By Sean Reis
At this summer’s E3 2015 Press Conference, Bethesda Studios announced its latest installment in the “Fallout” series and hype immediately ensued. Set in the year 2287 in post-apocalyptic Boston, Mass., also known as the Commonwealth. “Fallout 4” may not have lived up to every fan’s expectations. Following countless hours of gameplay, however, I must disagree.
First and foremost, I feel the need to write to the haters. All I ask is, “What did you expect?”
At the end of the day, “Fallout 4” is a sequel — another “Fallout” title and merely an updated installment in the series. To expect anything else would be simply outrageous. I understood this before I bought the game.
I also understood I could not compare “Fallout 4” to “Fallout 3” — one of the most innovative video games in history — and I will not make such comparisons. Instead, I will pretend as though “Fallout 4” was the first of its kind with no predecessors, in which case it receives a 10 out of 10.
In “Fallout 4,” the player has full control over the entire game, and although there is a strict plot to be followed, the various ways for the player to eventually “beat the game” are seemingly endless. Not only are there multiple sides to choose from, but as you complete the story, you can also wander around the Commonwealth, an area large enough to explore for days of gameplay with no end in sight.
With another settlement to trade with or another building to scavenge around every corner, you can do whatever you want in the post-apocalyptic city of Boston. As the lone survivor of Vault 111, you can continue as a lone wolf, you can have your choice of companions fight by your side or you can even start your own town.
If starting your own town seems like it might be too much work, know that I originally thought so, too.
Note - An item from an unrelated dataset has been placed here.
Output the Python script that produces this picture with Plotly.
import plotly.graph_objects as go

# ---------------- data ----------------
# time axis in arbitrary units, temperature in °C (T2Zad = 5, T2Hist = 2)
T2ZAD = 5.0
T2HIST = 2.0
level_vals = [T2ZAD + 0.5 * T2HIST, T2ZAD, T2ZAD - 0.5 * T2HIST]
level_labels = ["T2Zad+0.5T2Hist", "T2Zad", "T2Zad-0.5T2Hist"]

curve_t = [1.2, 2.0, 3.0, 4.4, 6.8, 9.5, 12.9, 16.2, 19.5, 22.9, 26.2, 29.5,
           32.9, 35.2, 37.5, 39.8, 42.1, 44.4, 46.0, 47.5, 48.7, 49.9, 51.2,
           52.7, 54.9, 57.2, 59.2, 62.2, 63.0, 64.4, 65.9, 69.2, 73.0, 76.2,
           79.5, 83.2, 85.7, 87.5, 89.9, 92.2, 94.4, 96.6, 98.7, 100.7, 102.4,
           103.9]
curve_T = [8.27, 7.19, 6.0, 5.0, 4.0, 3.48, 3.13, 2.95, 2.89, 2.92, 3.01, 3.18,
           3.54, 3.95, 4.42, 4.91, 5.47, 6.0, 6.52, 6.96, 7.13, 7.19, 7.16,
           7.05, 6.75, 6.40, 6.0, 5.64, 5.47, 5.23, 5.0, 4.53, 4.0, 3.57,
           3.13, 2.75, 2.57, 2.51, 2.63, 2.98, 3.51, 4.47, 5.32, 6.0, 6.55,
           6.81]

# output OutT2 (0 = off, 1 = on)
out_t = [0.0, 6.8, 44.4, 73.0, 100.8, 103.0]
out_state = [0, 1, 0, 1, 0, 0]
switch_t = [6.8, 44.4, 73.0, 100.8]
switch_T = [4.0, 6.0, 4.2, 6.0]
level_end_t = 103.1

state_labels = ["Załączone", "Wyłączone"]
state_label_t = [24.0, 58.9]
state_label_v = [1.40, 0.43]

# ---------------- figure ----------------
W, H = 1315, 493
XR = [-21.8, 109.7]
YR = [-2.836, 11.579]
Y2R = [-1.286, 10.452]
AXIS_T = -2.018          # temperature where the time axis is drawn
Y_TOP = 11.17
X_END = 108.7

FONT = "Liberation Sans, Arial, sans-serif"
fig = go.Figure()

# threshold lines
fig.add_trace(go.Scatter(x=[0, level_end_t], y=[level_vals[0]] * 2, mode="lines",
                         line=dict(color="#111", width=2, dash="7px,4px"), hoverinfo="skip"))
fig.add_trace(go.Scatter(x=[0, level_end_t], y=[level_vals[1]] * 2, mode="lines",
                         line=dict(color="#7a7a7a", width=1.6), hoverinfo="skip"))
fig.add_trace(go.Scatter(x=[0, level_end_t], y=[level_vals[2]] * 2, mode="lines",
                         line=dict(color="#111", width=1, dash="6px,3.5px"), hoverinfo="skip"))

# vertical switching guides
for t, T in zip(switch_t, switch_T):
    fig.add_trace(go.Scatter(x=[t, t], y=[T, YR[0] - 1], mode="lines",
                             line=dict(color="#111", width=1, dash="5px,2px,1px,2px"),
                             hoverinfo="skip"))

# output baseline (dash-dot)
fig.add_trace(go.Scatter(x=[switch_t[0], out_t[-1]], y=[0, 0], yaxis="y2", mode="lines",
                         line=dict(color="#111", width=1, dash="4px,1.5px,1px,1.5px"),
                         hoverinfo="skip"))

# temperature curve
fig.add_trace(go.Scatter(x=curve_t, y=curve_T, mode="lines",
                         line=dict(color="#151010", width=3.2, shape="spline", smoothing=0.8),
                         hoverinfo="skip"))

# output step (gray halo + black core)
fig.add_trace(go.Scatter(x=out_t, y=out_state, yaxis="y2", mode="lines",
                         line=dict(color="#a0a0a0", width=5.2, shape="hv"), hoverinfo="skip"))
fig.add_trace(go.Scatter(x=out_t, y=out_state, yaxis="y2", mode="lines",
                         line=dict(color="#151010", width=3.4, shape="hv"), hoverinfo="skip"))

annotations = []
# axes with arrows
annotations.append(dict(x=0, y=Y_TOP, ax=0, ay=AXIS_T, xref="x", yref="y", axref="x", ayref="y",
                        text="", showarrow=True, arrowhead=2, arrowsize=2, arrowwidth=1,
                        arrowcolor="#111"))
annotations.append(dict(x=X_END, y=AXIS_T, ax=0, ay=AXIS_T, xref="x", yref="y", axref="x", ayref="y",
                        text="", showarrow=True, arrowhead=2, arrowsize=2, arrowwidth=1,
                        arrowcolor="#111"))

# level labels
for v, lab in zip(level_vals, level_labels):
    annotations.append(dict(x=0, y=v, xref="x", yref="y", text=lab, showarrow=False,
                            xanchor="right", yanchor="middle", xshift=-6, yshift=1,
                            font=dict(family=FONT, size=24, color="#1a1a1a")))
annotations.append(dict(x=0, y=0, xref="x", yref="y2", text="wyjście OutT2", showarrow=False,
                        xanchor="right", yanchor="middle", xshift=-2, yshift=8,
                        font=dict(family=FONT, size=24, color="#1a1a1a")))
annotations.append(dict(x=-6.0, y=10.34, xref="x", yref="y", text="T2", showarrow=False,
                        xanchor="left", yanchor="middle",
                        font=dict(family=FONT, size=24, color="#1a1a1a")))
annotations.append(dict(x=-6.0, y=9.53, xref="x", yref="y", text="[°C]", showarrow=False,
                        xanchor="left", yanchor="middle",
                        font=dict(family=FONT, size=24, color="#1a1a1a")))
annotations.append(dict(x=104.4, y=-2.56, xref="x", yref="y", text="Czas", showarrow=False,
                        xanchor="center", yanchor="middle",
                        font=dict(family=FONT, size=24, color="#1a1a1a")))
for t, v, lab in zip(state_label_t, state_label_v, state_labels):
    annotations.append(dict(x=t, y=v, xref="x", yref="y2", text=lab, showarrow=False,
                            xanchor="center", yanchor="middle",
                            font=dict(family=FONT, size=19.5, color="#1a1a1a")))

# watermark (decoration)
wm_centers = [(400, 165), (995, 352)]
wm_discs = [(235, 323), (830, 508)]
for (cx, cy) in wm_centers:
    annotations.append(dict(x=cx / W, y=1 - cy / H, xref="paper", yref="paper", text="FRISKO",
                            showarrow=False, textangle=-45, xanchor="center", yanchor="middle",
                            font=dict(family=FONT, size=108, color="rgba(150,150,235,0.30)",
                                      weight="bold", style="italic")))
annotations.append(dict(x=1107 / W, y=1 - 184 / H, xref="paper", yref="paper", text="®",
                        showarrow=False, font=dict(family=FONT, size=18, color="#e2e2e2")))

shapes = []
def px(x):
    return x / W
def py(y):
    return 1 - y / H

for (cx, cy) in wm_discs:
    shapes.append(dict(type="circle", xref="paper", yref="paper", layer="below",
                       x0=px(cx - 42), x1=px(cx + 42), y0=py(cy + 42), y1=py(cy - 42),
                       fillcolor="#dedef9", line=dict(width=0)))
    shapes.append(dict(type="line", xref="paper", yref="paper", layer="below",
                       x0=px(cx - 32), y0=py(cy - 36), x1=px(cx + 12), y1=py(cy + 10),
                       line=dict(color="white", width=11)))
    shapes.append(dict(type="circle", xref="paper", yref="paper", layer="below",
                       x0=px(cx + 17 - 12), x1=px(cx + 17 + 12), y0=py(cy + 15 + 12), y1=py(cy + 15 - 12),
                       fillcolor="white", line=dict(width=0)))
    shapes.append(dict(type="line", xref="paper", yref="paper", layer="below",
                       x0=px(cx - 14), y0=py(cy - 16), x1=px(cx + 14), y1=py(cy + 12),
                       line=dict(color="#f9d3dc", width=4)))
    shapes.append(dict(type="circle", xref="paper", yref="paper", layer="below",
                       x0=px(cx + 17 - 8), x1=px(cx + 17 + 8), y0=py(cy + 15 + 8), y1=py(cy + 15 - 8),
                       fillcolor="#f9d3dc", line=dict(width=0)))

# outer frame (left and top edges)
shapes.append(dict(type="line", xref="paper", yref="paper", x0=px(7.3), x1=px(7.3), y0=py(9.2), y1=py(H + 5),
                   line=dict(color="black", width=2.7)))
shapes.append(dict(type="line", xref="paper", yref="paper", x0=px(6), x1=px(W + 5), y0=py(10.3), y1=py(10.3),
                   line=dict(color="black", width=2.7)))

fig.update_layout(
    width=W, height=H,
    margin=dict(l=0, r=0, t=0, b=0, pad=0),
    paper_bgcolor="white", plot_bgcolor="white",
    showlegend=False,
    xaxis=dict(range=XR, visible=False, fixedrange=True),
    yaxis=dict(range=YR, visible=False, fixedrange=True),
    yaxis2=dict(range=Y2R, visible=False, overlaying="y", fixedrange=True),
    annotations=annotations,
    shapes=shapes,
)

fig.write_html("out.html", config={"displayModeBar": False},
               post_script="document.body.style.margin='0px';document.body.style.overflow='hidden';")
However, like many other aspects of the game, I quickly found myself lost in establishing my sanctuary for all, despite the little interest I previously had, because the game does a very good job at pushing you to try it.
Whether or not you will enjoy starting a settlement as much as I did, I do not know, but I highly recommend taking at least some time away from the story to do so. I will warn you, though, that finding time away from the story will be difficult because you will be emotionally enveloped.
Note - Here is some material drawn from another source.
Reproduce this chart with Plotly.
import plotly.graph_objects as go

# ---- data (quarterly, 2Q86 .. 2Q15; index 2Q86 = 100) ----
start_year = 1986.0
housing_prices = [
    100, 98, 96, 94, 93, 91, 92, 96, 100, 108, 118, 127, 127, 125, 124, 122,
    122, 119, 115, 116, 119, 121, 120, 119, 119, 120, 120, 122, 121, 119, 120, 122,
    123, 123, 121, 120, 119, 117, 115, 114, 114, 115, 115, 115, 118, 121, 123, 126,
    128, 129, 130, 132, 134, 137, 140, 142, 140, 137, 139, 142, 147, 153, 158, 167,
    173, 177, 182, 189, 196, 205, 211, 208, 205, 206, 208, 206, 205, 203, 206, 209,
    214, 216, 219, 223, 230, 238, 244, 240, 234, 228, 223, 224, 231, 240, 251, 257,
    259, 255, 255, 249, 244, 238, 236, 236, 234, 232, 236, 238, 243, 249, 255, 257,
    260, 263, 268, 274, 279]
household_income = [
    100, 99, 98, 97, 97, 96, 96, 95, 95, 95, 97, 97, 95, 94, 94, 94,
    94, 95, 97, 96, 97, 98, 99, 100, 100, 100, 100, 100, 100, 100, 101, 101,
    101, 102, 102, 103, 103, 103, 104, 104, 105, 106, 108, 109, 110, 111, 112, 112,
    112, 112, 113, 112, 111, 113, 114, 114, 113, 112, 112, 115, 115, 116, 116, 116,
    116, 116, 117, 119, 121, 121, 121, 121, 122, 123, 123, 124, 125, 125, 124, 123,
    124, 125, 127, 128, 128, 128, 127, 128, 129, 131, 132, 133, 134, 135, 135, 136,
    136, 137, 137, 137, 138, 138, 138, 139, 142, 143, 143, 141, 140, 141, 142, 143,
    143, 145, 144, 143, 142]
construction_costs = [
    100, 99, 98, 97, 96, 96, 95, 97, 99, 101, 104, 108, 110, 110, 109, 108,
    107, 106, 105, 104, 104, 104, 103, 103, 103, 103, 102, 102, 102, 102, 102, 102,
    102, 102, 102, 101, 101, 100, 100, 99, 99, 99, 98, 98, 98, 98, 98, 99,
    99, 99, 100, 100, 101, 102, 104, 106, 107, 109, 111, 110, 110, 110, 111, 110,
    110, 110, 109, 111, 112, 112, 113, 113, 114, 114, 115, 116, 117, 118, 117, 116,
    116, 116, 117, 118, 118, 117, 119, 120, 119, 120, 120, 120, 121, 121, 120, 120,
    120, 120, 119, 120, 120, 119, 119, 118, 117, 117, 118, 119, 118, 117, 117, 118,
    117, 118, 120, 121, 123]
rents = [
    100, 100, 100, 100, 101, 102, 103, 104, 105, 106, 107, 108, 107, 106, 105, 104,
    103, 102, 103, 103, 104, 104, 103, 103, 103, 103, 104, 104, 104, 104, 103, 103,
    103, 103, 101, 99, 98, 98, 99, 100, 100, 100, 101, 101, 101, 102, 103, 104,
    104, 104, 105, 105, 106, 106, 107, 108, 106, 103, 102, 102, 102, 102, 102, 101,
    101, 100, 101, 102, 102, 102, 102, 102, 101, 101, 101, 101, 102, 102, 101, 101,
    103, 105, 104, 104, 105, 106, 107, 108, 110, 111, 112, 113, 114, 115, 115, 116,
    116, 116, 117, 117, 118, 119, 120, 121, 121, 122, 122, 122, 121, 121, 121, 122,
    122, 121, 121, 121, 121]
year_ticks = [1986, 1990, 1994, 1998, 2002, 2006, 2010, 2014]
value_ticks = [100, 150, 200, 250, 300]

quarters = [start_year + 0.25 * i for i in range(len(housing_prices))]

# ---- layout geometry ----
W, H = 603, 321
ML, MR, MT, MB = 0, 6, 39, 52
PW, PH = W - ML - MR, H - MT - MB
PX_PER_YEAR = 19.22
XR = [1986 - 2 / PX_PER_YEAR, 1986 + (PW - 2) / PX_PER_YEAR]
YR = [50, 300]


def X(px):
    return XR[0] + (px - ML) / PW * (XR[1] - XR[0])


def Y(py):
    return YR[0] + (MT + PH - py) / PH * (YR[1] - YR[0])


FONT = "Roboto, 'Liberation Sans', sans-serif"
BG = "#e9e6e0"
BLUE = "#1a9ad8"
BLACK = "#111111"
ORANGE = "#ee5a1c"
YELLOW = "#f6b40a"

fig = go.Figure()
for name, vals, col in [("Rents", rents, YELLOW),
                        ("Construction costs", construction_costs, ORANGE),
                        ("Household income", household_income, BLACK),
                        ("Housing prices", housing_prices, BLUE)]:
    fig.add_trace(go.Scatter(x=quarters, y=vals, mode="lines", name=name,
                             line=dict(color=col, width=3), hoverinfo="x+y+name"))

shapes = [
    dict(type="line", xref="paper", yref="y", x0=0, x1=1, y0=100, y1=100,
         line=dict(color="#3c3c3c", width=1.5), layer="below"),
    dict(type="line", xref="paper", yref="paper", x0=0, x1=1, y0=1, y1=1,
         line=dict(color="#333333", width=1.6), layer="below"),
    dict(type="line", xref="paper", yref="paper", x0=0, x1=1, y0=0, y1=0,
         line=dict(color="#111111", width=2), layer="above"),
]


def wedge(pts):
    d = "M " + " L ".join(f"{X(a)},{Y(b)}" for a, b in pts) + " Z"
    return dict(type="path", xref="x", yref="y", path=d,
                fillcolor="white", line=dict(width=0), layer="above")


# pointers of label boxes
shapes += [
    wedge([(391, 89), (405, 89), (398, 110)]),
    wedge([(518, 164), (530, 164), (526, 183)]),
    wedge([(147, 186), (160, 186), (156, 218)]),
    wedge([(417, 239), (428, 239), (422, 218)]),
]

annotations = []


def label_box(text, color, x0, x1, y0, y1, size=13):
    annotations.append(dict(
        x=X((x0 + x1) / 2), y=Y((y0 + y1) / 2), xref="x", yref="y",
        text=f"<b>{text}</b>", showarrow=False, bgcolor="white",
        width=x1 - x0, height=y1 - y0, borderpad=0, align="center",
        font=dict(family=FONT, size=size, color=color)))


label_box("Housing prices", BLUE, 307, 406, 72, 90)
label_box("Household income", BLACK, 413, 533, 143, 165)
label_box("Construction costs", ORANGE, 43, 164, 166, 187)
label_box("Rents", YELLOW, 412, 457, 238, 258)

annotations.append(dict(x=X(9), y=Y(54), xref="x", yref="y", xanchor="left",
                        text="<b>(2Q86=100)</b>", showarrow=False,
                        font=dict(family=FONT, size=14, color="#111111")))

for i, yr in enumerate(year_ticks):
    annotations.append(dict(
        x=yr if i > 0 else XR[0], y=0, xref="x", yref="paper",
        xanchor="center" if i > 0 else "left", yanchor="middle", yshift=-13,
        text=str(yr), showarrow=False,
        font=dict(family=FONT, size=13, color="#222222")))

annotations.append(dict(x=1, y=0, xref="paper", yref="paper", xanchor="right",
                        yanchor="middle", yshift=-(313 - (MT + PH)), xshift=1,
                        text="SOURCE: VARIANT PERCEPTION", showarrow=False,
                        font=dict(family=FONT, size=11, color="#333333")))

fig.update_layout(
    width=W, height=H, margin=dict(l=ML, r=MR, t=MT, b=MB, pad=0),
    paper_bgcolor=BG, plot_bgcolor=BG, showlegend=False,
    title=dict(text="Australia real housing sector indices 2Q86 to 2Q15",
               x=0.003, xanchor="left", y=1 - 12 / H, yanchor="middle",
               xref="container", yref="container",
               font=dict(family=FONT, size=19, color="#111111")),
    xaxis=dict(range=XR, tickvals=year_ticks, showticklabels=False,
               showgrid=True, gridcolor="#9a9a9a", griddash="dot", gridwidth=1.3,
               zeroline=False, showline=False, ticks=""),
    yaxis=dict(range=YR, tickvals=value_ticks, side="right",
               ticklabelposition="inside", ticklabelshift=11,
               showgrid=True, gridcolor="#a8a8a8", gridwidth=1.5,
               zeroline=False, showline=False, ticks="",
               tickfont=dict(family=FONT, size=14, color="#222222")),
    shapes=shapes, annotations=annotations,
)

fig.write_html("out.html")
When I said you will be “emotionally enveloped” in the story, I meant it. Never have I ever taken a break from a video game because I felt I could not decide whose side I was on. Meanwhile, for “Fallout 4,” I had to take a two-day hiatus to finally make up my mind. I didn’t even complete side quests during this time — that was how emotionally conflicted I was and that is what put this game over the top for me.
“Fallout 4” is my pick for the game of the year. Though I promise I won’t spoil the ending for you, promises mean nothing in the Commonwealth, where I hope you enjoy exploring over winter break.